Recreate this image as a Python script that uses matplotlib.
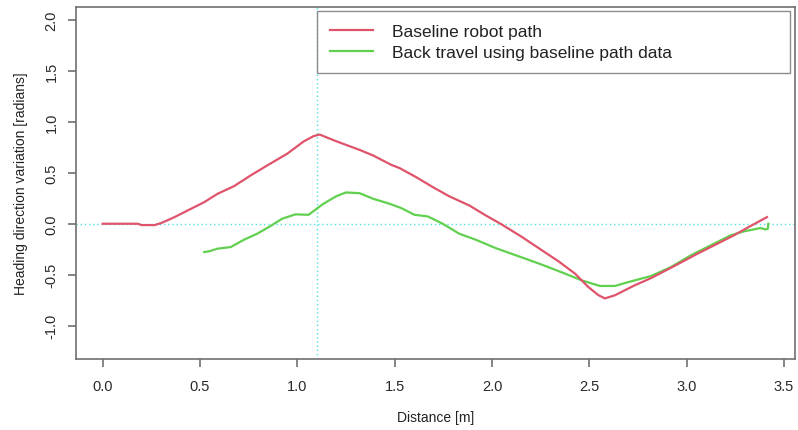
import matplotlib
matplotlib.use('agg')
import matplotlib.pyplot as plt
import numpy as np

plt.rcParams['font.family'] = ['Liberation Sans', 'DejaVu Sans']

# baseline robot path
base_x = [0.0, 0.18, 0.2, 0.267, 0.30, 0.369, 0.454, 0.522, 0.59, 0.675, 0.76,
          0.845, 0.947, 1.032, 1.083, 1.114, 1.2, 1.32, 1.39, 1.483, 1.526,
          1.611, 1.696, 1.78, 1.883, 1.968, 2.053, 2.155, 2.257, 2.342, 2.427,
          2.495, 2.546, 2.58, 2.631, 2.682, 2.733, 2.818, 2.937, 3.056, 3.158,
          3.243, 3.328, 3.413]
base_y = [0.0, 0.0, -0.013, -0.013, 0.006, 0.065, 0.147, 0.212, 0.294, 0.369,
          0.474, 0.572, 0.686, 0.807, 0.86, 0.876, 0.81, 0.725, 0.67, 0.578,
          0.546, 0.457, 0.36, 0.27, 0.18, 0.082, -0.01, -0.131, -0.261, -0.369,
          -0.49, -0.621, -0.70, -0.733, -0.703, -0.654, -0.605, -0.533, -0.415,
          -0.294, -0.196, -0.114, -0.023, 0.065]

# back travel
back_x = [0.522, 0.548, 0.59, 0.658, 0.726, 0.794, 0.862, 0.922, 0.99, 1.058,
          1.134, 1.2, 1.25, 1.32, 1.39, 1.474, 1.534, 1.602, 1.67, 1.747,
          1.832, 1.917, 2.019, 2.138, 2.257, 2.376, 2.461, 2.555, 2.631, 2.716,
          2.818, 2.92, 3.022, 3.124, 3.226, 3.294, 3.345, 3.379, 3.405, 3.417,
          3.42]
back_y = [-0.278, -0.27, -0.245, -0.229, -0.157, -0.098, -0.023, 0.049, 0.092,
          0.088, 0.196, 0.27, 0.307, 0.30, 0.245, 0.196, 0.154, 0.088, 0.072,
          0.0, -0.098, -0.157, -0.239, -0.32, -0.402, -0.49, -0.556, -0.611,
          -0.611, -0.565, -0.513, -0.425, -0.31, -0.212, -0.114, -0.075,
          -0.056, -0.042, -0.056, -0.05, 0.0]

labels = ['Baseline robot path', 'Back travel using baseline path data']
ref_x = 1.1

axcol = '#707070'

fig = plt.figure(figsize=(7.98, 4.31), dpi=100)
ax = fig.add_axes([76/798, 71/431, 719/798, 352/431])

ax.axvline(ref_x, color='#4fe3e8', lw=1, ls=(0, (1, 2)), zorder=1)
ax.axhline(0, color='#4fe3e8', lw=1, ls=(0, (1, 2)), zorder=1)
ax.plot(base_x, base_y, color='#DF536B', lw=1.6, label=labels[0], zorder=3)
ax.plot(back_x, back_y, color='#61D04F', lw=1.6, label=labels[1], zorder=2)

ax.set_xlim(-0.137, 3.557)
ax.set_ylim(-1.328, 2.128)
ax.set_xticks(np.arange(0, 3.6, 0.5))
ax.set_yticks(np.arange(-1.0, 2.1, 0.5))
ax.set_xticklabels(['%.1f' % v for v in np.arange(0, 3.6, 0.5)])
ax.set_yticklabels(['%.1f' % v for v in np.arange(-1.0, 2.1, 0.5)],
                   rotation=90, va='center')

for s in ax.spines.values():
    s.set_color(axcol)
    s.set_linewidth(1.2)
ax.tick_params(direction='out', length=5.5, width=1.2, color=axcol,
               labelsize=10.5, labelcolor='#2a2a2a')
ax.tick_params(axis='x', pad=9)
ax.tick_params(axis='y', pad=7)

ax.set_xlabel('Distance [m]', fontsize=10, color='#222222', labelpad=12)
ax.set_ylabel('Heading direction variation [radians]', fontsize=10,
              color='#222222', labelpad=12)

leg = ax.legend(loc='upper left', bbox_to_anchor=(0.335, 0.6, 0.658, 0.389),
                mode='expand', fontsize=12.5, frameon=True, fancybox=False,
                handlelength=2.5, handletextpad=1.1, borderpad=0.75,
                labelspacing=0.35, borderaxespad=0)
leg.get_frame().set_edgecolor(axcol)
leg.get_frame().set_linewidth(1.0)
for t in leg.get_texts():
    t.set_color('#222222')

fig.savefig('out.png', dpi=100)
§ §
Exactly as written, please give again the lines from the beginning of the listing through the line containing "plt.rcParams['font.family'] = ['Liberation", inclusive, without any pictures.

• **Task result**:
Recreate this image as a Python script that uses matplotlib.
import matplotlib
matplotlib.use('agg')
import matplotlib.pyplot as plt
import numpy as np

plt.rcParams['font.family'] = ['Liberation Sans', 'DejaVu Sans']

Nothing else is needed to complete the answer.